The estate was founded in 1864 and planted mostly with French varieties brought back as cuttings from Bordeaux by Eloy Lecanda, whose father owned the property. These flourished alongside the local Tinto del Pais, today known as Tempranillo. By the early 20th century, Vega Siclia was already recognised for its supreme quality. But distribution was restricted primarily to friends of the family. In 1964, the company was under the stewardship of Jesús Anadón, who used his prestige to help found the Ribera del Duero DO in 1982.
The winter was cold and rainy, but the summer was exemplary for vines, with cool nights alternating with hot days. The harvest took place in early October, also in fine conditions.

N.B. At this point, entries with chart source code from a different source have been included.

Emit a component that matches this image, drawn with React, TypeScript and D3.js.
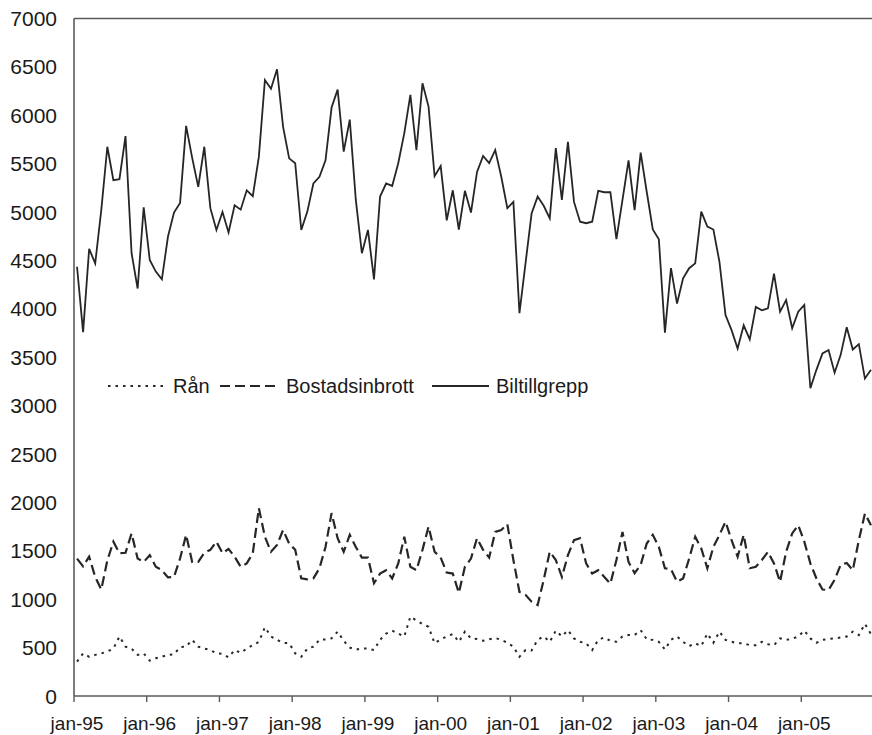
import React from 'react';
import * as d3 from 'd3';

// Categories: monthly, jan-95 .. dec-05
const months: Date[] = d3.timeMonths(new Date(1995, 0, 1), new Date(2006, 0, 1));
const monthKeys: string[] = months.map((d) => d3.timeFormat('%Y-%m')(d));

const xTickLabels = ['jan-95', 'jan-96', 'jan-97', 'jan-98', 'jan-99', 'jan-00', 'jan-01', 'jan-02', 'jan-03', 'jan-04', 'jan-05'];
const yTicks = [0, 500, 1000, 1500, 2000, 2500, 3000, 3500, 4000, 4500, 5000, 5500, 6000, 6500, 7000];

const ran = [
  355, 440, 405, 425, 440, 460, 490, 615, 510, 490, 425, 440,
  365, 390, 405, 425, 430, 505, 510, 580, 510, 490, 475, 440,
  435, 400, 475, 445, 490, 525, 560, 710, 615, 580, 550, 545,
  440, 405, 490, 510, 580, 585, 595, 665, 570, 500, 480, 490,
  490, 475, 580, 645, 675, 645, 615, 820, 780, 745, 715, 545,
  585, 615, 640, 560, 665, 595, 590, 570, 585, 600, 580, 550,
  510, 405, 475, 470, 580, 615, 560, 675, 615, 680, 595, 560,
  545, 475, 580, 605, 570, 560, 615, 630, 630, 680, 585, 580,
  560, 480, 580, 615, 560, 515, 545, 515, 645, 550, 665, 580,
  560, 545, 545, 525, 525, 560, 535, 525, 595, 580, 590, 615,
  675, 595, 550, 580, 590, 595, 605, 615, 665, 630, 745, 640,
];

const bostadsinbrott = [
  1420, 1340, 1440, 1230, 1100, 1400, 1595, 1475, 1480, 1680, 1420, 1385,
  1455, 1335, 1300, 1225, 1230, 1420, 1665, 1385, 1385, 1480, 1510, 1595,
  1475, 1520, 1440, 1335, 1370, 1475, 1940, 1645, 1490, 1560, 1715, 1575,
  1510, 1215, 1205, 1215, 1320, 1540, 1890, 1630, 1490, 1665, 1540, 1430,
  1430, 1165, 1265, 1300, 1215, 1370, 1645, 1335, 1300, 1510, 1750, 1490,
  1430, 1275, 1265, 1065, 1335, 1420, 1630, 1510, 1430, 1695, 1715, 1775,
  1405, 1075, 1045, 975, 940, 1200, 1490, 1405, 1230, 1455, 1610, 1630,
  1370, 1265, 1300, 1230, 1160, 1405, 1695, 1385, 1270, 1355, 1575, 1665,
  1540, 1320, 1310, 1180, 1215, 1420, 1645, 1525, 1320, 1540, 1665, 1800,
  1610, 1440, 1665, 1320, 1335, 1405, 1490, 1370, 1180, 1490, 1680, 1765,
  1595, 1370, 1215, 1100, 1095, 1200, 1355, 1375, 1300, 1610, 1885, 1765,
];

const biltillgrepp = [
  4435, 3760, 4620, 4470, 5020, 5675, 5330, 5340, 5785, 4575, 4210, 5050,
  4505, 4385, 4305, 4745, 4995, 5095, 5890, 5560, 5260, 5675, 5040, 4815,
  5000, 4790, 5070, 5025, 5225, 5165, 5570, 6365, 6275, 6475, 5880, 5555,
  5505, 4815, 5005, 5295, 5365, 5535, 6080, 6265, 5625, 5955, 5125, 4575,
  4815, 4305, 5160, 5295, 5270, 5505, 5815, 6210, 5640, 6330, 6090, 5370,
  5475, 4915, 5225, 4820, 5220, 4995, 5415, 5580, 5505, 5640, 5365, 5040,
  5105, 3955, 4470, 4985, 5160, 5065, 4935, 5660, 5125, 5725, 5105, 4900,
  4885, 4900, 5220, 5205, 5205, 4720, 5125, 5535, 5020, 5615, 5210, 4820,
  4720, 3755, 4420, 4055, 4315, 4420, 4470, 5005, 4850, 4820, 4485, 3935,
  3780, 3590, 3830, 3685, 4020, 3985, 4005, 4365, 3970, 4090, 3800, 3970,
  4040, 3180, 3370, 3540, 3575, 3340, 3525, 3810, 3580, 3635, 3280, 3370,
];

const seriesNames = ['Rån', 'Bostadsinbrott', 'Biltillgrepp'];

const W = 872;
const H = 735;
const FONT = '"Liberation Sans", Arial, sans-serif';
const LINE_COLOR = '#262626';
const AXIS_COLOR = '#5a5a5a';

export default function App() {
  const plotLeft = 74;
  const plotRight = 874;
  const plotTop = 18.5;
  const plotBottom = 696;

  const x = d3.scaleBand<string>().domain(monthKeys).range([plotLeft, plotRight]).paddingInner(0).paddingOuter(0);
  const y = d3.scaleLinear().domain([0, 7000]).range([plotBottom, plotTop]);
  const cx = (i: number) => (x(monthKeys[i]) as number) + x.bandwidth() / 2;

  const line = d3
    .line<number>()
    .x((_, i) => cx(i))
    .y((d) => y(d));

  const tickIdx = xTickLabels.map((_, k) => k * 12);

  const legendY = 386;
  const legend = [
    { name: seriesNames[0], x1: 108, x2: 166, tx: 173, dash: '2.5,5', w: 2 },
    { name: seriesNames[1], x1: 220, x2: 280, tx: 286, dash: '10,5', w: 2.2 },
    { name: seriesNames[2], x1: 432, x2: 489, tx: 496, dash: undefined as string | undefined, w: 1.8 },
  ];

  return (
    <svg
      width={W}
      height={H}
      style={{ position: 'absolute', left: 0, top: 0, background: '#fff' }}
      fontFamily={FONT}
    >
      <rect x={0} y={0} width={W} height={H} fill="#ffffff" />
      {/* Plot frame */}
      <line x1={plotLeft} x2={plotRight} y1={plotTop} y2={plotTop} stroke={AXIS_COLOR} strokeWidth={1.6} />
      <line x1={plotRight} x2={plotRight} y1={plotTop} y2={plotBottom} stroke={AXIS_COLOR} strokeWidth={1.6} />
      <line x1={plotLeft} x2={plotLeft} y1={plotTop} y2={plotBottom} stroke={AXIS_COLOR} strokeWidth={1.6} />
      <line x1={plotLeft} x2={plotRight} y1={plotBottom} y2={plotBottom} stroke={AXIS_COLOR} strokeWidth={1.6} />

      {/* Y tick labels */}
      {yTicks.map((t) => (
        <text key={t} x={57} y={y(t)} dy="0.36em" textAnchor="end" fontSize={21} fill="#1a1a1a">
          {t}
        </text>
      ))}

      {/* X ticks & labels */}
      {tickIdx.map((i, k) => (
        <g key={k}>
          <line
            x1={x(monthKeys[i]) as number}
            x2={x(monthKeys[i]) as number}
            y1={plotBottom}
            y2={plotBottom + 6}
            stroke={AXIS_COLOR}
            strokeWidth={1.4}
          />
          <text x={cx(i)} y={730} textAnchor="middle" fontSize={19} fill="#1a1a1a">
            {xTickLabels[k]}
          </text>
        </g>
      ))}

      {/* Series */}
      <path d={line(biltillgrepp) || ''} fill="none" stroke={LINE_COLOR} strokeWidth={1.8} strokeLinejoin="miter" />
      <path d={line(bostadsinbrott) || ''} fill="none" stroke={LINE_COLOR} strokeWidth={2.2} strokeDasharray="10,5" />
      <path d={line(ran) || ''} fill="none" stroke={LINE_COLOR} strokeWidth={2} strokeDasharray="2.5,5" />

      {/* Legend */}
      {legend.map((l) => (
        <g key={l.name}>
          <line x1={l.x1} x2={l.x2} y1={legendY} y2={legendY} stroke={LINE_COLOR} strokeWidth={l.w} strokeDasharray={l.dash} />
          <text x={l.tx} y={legendY} dy="0.36em" fontSize={20} fill="#1a1a1a">
            {l.name}
          </text>
        </g>
      ))}
    </svg>
  );
}
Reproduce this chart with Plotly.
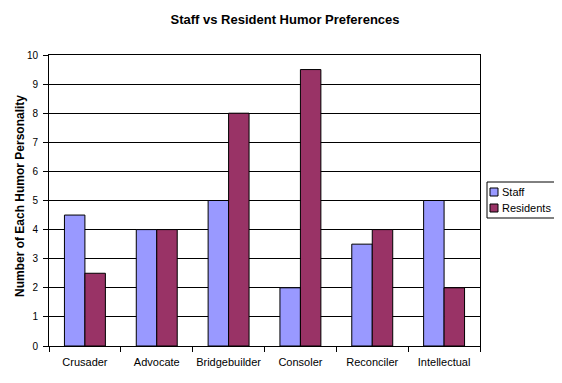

The vines, of which a high proportion are old, occupy more than 200 hectares at an elevation of around 700 metres. The soils are dominated by limestone and schist, and the fact that many vineyards are planted on north-facing slopes means good acidity levels are retained in the grapes and wines. Although French varieties still play a part in the Vega Sicilia blends, the lion’s share is Tempranillo, which is trained as bush vines; by contrast, the Cabernet Sauvignon and Merlot are trained along wires using the Guyot system, as in Bordeaux. Green-harvesting, as well as the naturally low production of the old vines, keep yields in check. Harvesting is highly selective, with picking dates varying according to the variety, parcel and age of the vines.
The winemaking at Vega Sicilia has always been extremely complicated, and the winemakers have often been reluctant to spell out their techniques in any detail. What characterises Unico, a Gran Reserva, is that it is aged for many years both in small American and French oak barrels (coopered on the premises), both new and older, as well as in larger casks and sometimes cement tanks, often going back and forth between these options. The winemakers were aware of the risks of oxidation and volatile acidity, to which Unico is prone, so the barrels were always kept topped up. The process is prolonged as well as complex, and in some vintages the wine was aged for 16 years before being bottled and released (though more recent vintages have only spent about six years in wood). Inevitably, the blend varies slightly from year to year. Bottling dates could also vary, depending on the demand for the wine. The 1964 vintage, made by Jesús Anadón, began its life in large casks for two years, then a further two years in 575-litre barrels, and completed its ageing in mostly older barrels for a further seven years. It first appeared on the market in 1976.
Decanter’s Michael Broadbent, tasting the wine over a span of 10 years, remarked: ‘Initially tannic but eventually beautifully evolved.’ He observed that Unico is a wine that requires decanting and proper aeration for the bouquet to display itself fully.
In 2001 Serena Sutcliffe MW of Sotheby’s detected ‘earthy mushrooms on the nose, with violets and aniseed. Lovely, opulent, Burgundian taste. Sweet, melting violetty fruit’.